Les chercheurs découvrent ainsi la présence de plusieurs halons, des halocarbures contenant du brome nocif pour la couche d’ozone. De plus, le duo rapporte pour la première fois en 1998 des traces de trifluorométhane (aussi appelé HFC-23). Moins dommageable pour la couche d’ozone, cet hydrofluorocarbure (HFC) n’en demeure pas moins un gaz à effet de serre environ 12 000 fois plus puissant que le dioxyde de carbone à volume équivalent.

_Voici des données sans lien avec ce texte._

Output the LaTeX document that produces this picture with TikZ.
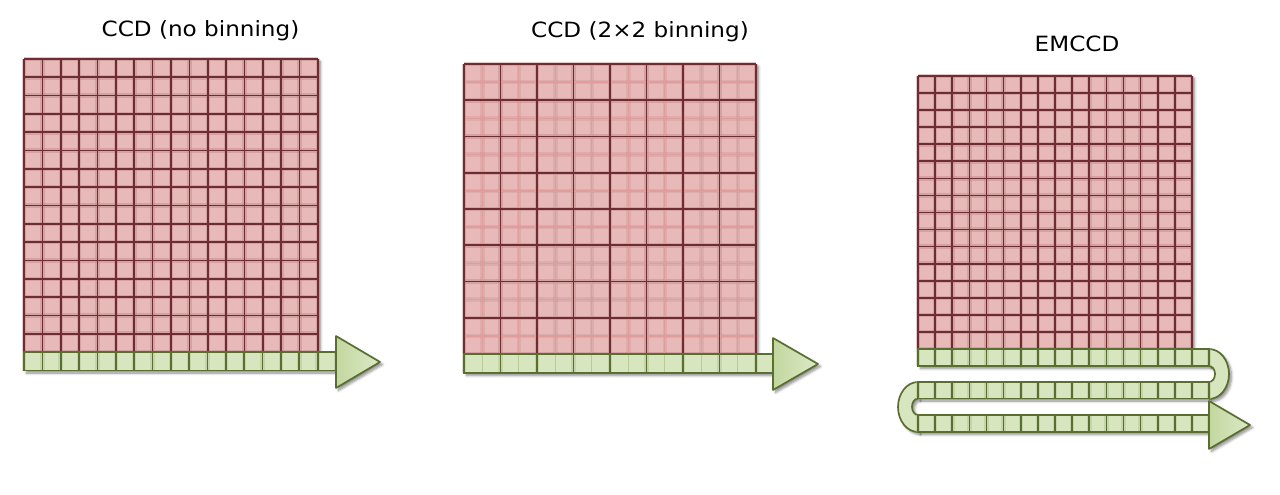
\documentclass[tikz,border=0pt]{standalone}
\usepackage{fontspec}
\setmainfont{DejaVu Sans}
\newfontfamily\titlefont[FakeStretch=1.1]{DejaVu Sans}
\usetikzlibrary{shadows.blur}
\definecolor{pinkfill}{HTML}{E8B9B9}
\definecolor{pinkglow}{HTML}{C08888}
\definecolor{pinkline}{HTML}{6E2D32}
\definecolor{pinkfine}{HTML}{E39C9C}
\definecolor{greenfill}{HTML}{D8E6C0}
\definecolor{greenglow}{HTML}{B2C595}
\definecolor{greenline}{HTML}{5A6E32}
\definecolor{greenfine}{HTML}{B9CC98}
\definecolor{arrowA}{HTML}{C2D79E}
\definecolor{arrowB}{HTML}{DCE9C8}
\tikzset{
  shad/.style={blur shadow={shadow xshift=2.5pt,shadow yshift=-2.5pt,shadow blur steps=6,shadow blur radius=2.5pt,shadow opacity=45}},
  pglow/.style={pinkglow,line width=4.5pt,opacity=0.45},
  pline/.style={pinkline,line width=1.7pt},
  pfine/.style={pinkfine,line width=1.3pt},
  gglow/.style={greenglow,line width=4.5pt,opacity=0.5},
  gline/.style={greenline,line width=1.7pt},
  gfine/.style={greenfine,line width=1.3pt},
  arrowhead/.style={left color=arrowA,right color=arrowB},
  title/.style={font=\titlefont\fontsize{21}{24}\selectfont,inner sep=0pt,anchor=base}
}
\begin{document}
\begin{tikzpicture}[x=1pt,y=-1pt]
\useasboundingbox (0,0) rectangle (1280,495);
% ---------- titles
\node[title] (t1) at (200.5,36.7) {CCD (no binning)};
\node[title] (t2) at (640,37.5) {CCD (2×2 binning)};
\node[title] (t3) at (1077,51.7) {EMCCD};
% ---------- shadows
\path[shad] (24,59) rectangle (318,352);
\path[shad] (24,352) rectangle (336,370.5);
\path[shad] (336,336) -- (380,362) -- (336,388) -- cycle;
\path[shad] (464,64) rectangle (756,354);
\path[shad] (464,354) rectangle (773,373);
\path[shad] (773,338) -- (818,364) -- (773,390) -- cycle;
\path[shad] (918,76) rectangle (1192,349);
\path[shad] (918,349) rectangle (1209,366);
\path[shad] (918,382) rectangle (1209,398.5);
\path[shad] (918,415) rectangle (1209,432);
\path[shad] (1209,349) .. controls (1220,349) and (1229,360.2) .. (1229,374) .. controls (1229,387.8) and (1220,399) .. (1209,399) -- (1209,382) .. controls (1212.3,382) and (1215,378.4) .. (1215,374) .. controls (1215,369.6) and (1212.3,366) .. (1209,366) -- cycle;
\path[shad] (918,382) .. controls (907,382) and (898,393.2) .. (898,407) .. controls (898,420.8) and (907,432) .. (918,432) -- (918,415) .. controls (914.7,415) and (912,411.3) .. (912,406.75) .. controls (912,402.2) and (914.7,398.5) .. (918,398.5) -- cycle;
\path[shad] (1209,401) -- (1250,425) -- (1209,449) -- cycle;
% ========== left CCD
\fill[pinkfill] (24,59) rectangle (318,352);
\foreach \i in {0,...,16}{
  \pgfmathsetmacro{\xx}{24+\i*18.375}
  \pgfmathsetmacro{\yy}{59+\i*18.3125}
  \draw[pglow] (\xx,59) -- (\xx,352);
  \draw[pglow] (24,\yy) -- (318,\yy);
}
\foreach \i in {0,...,16}{
  \pgfmathsetmacro{\xx}{24+\i*18.375}
  \pgfmathsetmacro{\yy}{59+\i*18.3125}
  \draw[pline] (\xx,59) -- (\xx,352);
  \draw[pline] (24,\yy) -- (318,\yy);
}
\fill[greenfill] (24,352) rectangle (336,370.5);
\foreach \i in {0,...,17}{
  \pgfmathsetmacro{\xx}{24+\i*18.353}
  \draw[gglow] (\xx,352) -- (\xx,370.5);
}
\draw[gline] (24,352) rectangle (336,370.5);
\foreach \i in {1,...,16}{
  \pgfmathsetmacro{\xx}{24+\i*18.353}
  \draw[gline] (\xx,352) -- (\xx,370.5);
}
\shade[arrowhead] (336,336) -- (380,362) -- (336,388) -- cycle;
\draw[gline,line join=round] (336,336) -- (380,362) -- (336,388) -- cycle;
% ========== middle CCD 2x2
\fill[pinkfill] (464,64) rectangle (756,354);
\foreach \i in {0,...,7}{
  \pgfmathsetmacro{\xx}{464+18.25+\i*36.5}
  \pgfmathsetmacro{\yy}{64+18.125+\i*36.25}
  \draw[pglow,opacity=0.25] (\xx,64) -- (\xx,354);
  \draw[pglow,opacity=0.25] (464,\yy) -- (756,\yy);
}
\foreach \i in {0,...,8}{
  \pgfmathsetmacro{\xx}{464+\i*36.5}
  \pgfmathsetmacro{\yy}{64+\i*36.25}
  \draw[pglow] (\xx,64) -- (\xx,354);
  \draw[pglow] (464,\yy) -- (756,\yy);
}
\foreach \i in {0,...,7}{
  \pgfmathsetmacro{\xx}{464+18.25+\i*36.5}
  \pgfmathsetmacro{\yy}{64+18.125+\i*36.25}
  \draw[pfine] (\xx,64) -- (\xx,354);
  \draw[pfine] (464,\yy) -- (756,\yy);
}
\foreach \i in {0,...,8}{
  \pgfmathsetmacro{\xx}{464+\i*36.5}
  \pgfmathsetmacro{\yy}{64+\i*36.25}
  \draw[pline] (\xx,64) -- (\xx,354);
  \draw[pline] (464,\yy) -- (756,\yy);
}
\fill[greenfill] (464,354) rectangle (773,373);
\foreach \i in {0,...,8}{
  \pgfmathsetmacro{\xx}{464+\i*36.5}
  \draw[gglow] (\xx,354) -- (\xx,373);
}
\foreach \i in {0,...,7}{
  \pgfmathsetmacro{\xx}{464+18.25+\i*36.5}
  \draw[gfine] (\xx,354) -- (\xx,373);
}
\draw[gline] (464,354) rectangle (773,373);
\foreach \i in {1,...,8}{
  \pgfmathsetmacro{\xx}{464+\i*36.5}
  \draw[gline] (\xx,354) -- (\xx,373);
}
\shade[arrowhead] (773,338) -- (818,364) -- (773,390) -- cycle;
\draw[gline,line join=round] (773,338) -- (818,364) -- (773,390) -- cycle;
% ========== EMCCD
\fill[pinkfill] (918,76) rectangle (1192,349);
\foreach \i in {0,...,16}{
  \pgfmathsetmacro{\xx}{918+\i*17.125}
  \pgfmathsetmacro{\yy}{76+\i*17.0625}
  \draw[pglow] (\xx,76) -- (\xx,349);
  \draw[pglow] (918,\yy) -- (1192,\yy);
}
\foreach \i in {0,...,16}{
  \pgfmathsetmacro{\xx}{918+\i*17.125}
  \pgfmathsetmacro{\yy}{76+\i*17.0625}
  \draw[pline] (\xx,76) -- (\xx,349);
  \draw[pline] (918,\yy) -- (1192,\yy);
}
% U-turns
\fill[greenfill] (1209,349) .. controls (1220,349) and (1229,360.2) .. (1229,374) .. controls (1229,387.8) and (1220,399) .. (1209,399) -- (1209,382) .. controls (1212.3,382) and (1215,378.4) .. (1215,374) .. controls (1215,369.6) and (1212.3,366) .. (1209,366) -- cycle;
\draw[gline] (1209,349) .. controls (1220,349) and (1229,360.2) .. (1229,374) .. controls (1229,387.8) and (1220,399) .. (1209,399) (1209,382) .. controls (1212.3,382) and (1215,378.4) .. (1215,374) .. controls (1215,369.6) and (1212.3,366) .. (1209,366);
\fill[greenfill] (918,382) .. controls (907,382) and (898,393.2) .. (898,407) .. controls (898,420.8) and (907,432) .. (918,432) -- (918,415) .. controls (914.7,415) and (912,411.3) .. (912,406.75) .. controls (912,402.2) and (914.7,398.5) .. (918,398.5) -- cycle;
\draw[gline] (918,382) .. controls (907,382) and (898,393.2) .. (898,407) .. controls (898,420.8) and (907,432) .. (918,432) (918,415) .. controls (914.7,415) and (912,411.3) .. (912,406.75) .. controls (912,402.2) and (914.7,398.5) .. (918,398.5);
% serial rows
\foreach \ya/\yb in {349/366, 382/398.5, 415/432}{
  \fill[greenfill] (918,\ya) rectangle (1209,\yb);
  \foreach \i in {0,...,17}{
    \pgfmathsetmacro{\xx}{918+\i*17.125}
    \draw[gglow] (\xx,\ya) -- (\xx,\yb);
  }
  \draw[gline] (918,\ya) rectangle (1209.1,\yb);
  \foreach \i in {1,...,16}{
    \pgfmathsetmacro{\xx}{918+\i*17.125}
    \draw[gline] (\xx,\ya) -- (\xx,\yb);
  }
}
\shade[arrowhead] (1209,401) -- (1250,425) -- (1209,449) -- cycle;
\draw[gline,line join=round] (1209,401) -- (1250,425) -- (1209,449) -- cycle;
\end{tikzpicture}
\end{document}
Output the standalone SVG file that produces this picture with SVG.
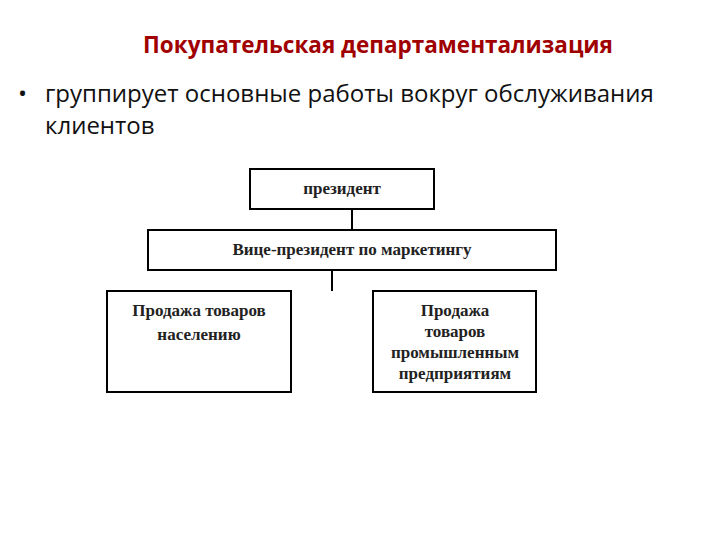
<svg xmlns="http://www.w3.org/2000/svg" width="720" height="540" viewBox="0 0 720 540">
<style>
.box{fill:#fff;stroke:#000;stroke-width:2}
.bt{font-family:"Liberation Serif",serif;font-size:17px;font-weight:bold;fill:#222;text-anchor:middle}
.body{font-family:"Open Sans","Liberation Sans",sans-serif;font-size:24px;fill:#111}
line{stroke:#000;stroke-width:2}
</style>
<rect width="720" height="540" fill="#fff"/>
<text x="378" y="53" text-anchor="middle" font-family="'Open Sans','Liberation Sans',sans-serif" font-size="22.5" font-weight="bold" fill="#a00000">Покупательская департаментализация</text>
<text class="body" x="18" y="102">•</text>
<text class="body" x="45" y="102">группирует основные работы вокруг обслуживания</text>
<text class="body" x="45" y="134">клиентов</text>
<g id="connectors">
<line x1="352" y1="209" x2="352" y2="230"/>
<line x1="332" y1="270" x2="332" y2="291"/>
</g>
<g id="president"><rect class="box" x="250" y="169" width="184" height="40"/><text class="bt" x="342" y="194">президент</text></g>
<g id="vp"><rect class="box" x="148" y="230" width="408" height="40"/><text class="bt" x="352" y="255">Вице-президент по маркетингу</text></g>
<g id="retail"><rect class="box" x="107" y="291" width="184" height="101"/><text class="bt" x="199" y="316">Продажа товаров</text><text class="bt" x="199" y="340">населению</text></g>
<g id="industry"><rect class="box" x="373" y="291" width="163" height="101"/><text class="bt" x="455" y="316">Продажа</text><text class="bt" x="455" y="337">товаров</text><text class="bt" x="455" y="358">промышленным</text><text class="bt" x="455" y="379">предприятиям</text></g>
</svg>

« Grâce à la bibliothèque d’air, on était en mesure de revenir en arrière et de comprendre son évolution dans l’atmosphère », souligne David Oram. La tendance inquiète: à la fin du millénaire, la concentration de HFC23 augmente de cinq pour cent par année. Il s’agit d’un sous-produit de la fabrication de chlorodifluorométhane (HCFC-22). Or, l’industrie du refroidissement s’est rabattue sur ce dernier gaz pour remplacer les CFC, dont elle doit se départir, tel que l’exige le protocole de Montréal, signé en 1987.
L’amendement de Kigali au protocole de Montréal, adopté en 2016, encadre désormais la réduction progressive des HFC. En vigueur depuis 2019 dans les pays développés, il s’appliquera aux pays en développement, dont la Chine, à partir de 2024. Les émissions de HFC-23 auraient dû baisser de manière draconienne à partir de 2015, si l’on en croit les diminutions déclarées par les États. Néanmoins, un article cosigné par Paul Fraser dans Nature Communications en 2020 montre qu’elles ont plutôt atteint un sommet historique en 2018. Du même coup, la collection australienne a permis de détecter un déclin temporaire de ces émissions entre 2006 et 2009, malgré une hausse de la production de HCFC-22 dans les pays en développement au même moment. Cette baisse correspond à une période pendant laquelle l’Organisation des Nations unies encourageait l’incinération du HFC-23 à l’aide de crédits carbone. Les émissions ont augmenté à nouveau lorsque l’incitation a disparu, puis ont monté en flèche à partir de 2015, principalement en Inde et en Chine. La banque d’air s’avère donc un outil précieux pour surveiller l’efficacité ou le respect des mesures prises pour atteindre les objectifs des ententes internationales.
PAREIL, PAS PAREIL
David Oram a gardé tous les échantillons que lui avait apportés Paul Fraser ainsi que tous les autres que le CSIRO lui a envoyés par la suite. Il a ainsi constitué à l’Université d’East Anglia une version miniature de la collection australienne. Et il ne se lasse pas de l’explorer. En 2016, il a revisité ces bouteilles afin de comparer l’évolution de deux gaz toujours considérés comme un seul dans tous les rapports : le CFC-114 et le CFC-114a. Leurs molécules possèdent les mêmes éléments dans les mêmes proportions, mais agencés de manière différente. En distinguant leurs concentrations respectives dans la banque, il a découvert que les deux gaz ont des sources indépendantes. Une information importante qui aidera à remonter la piste du CFC-114a toujours détecté dans l’atmosphère par une station de Taïwan.
Quant à la plus récente bonbonne remisée sur une étagère à Aspendale, peut-être révélera-t-elle qu’un autre gaz polluant inconnu plane déjà au-dessus de notre tête.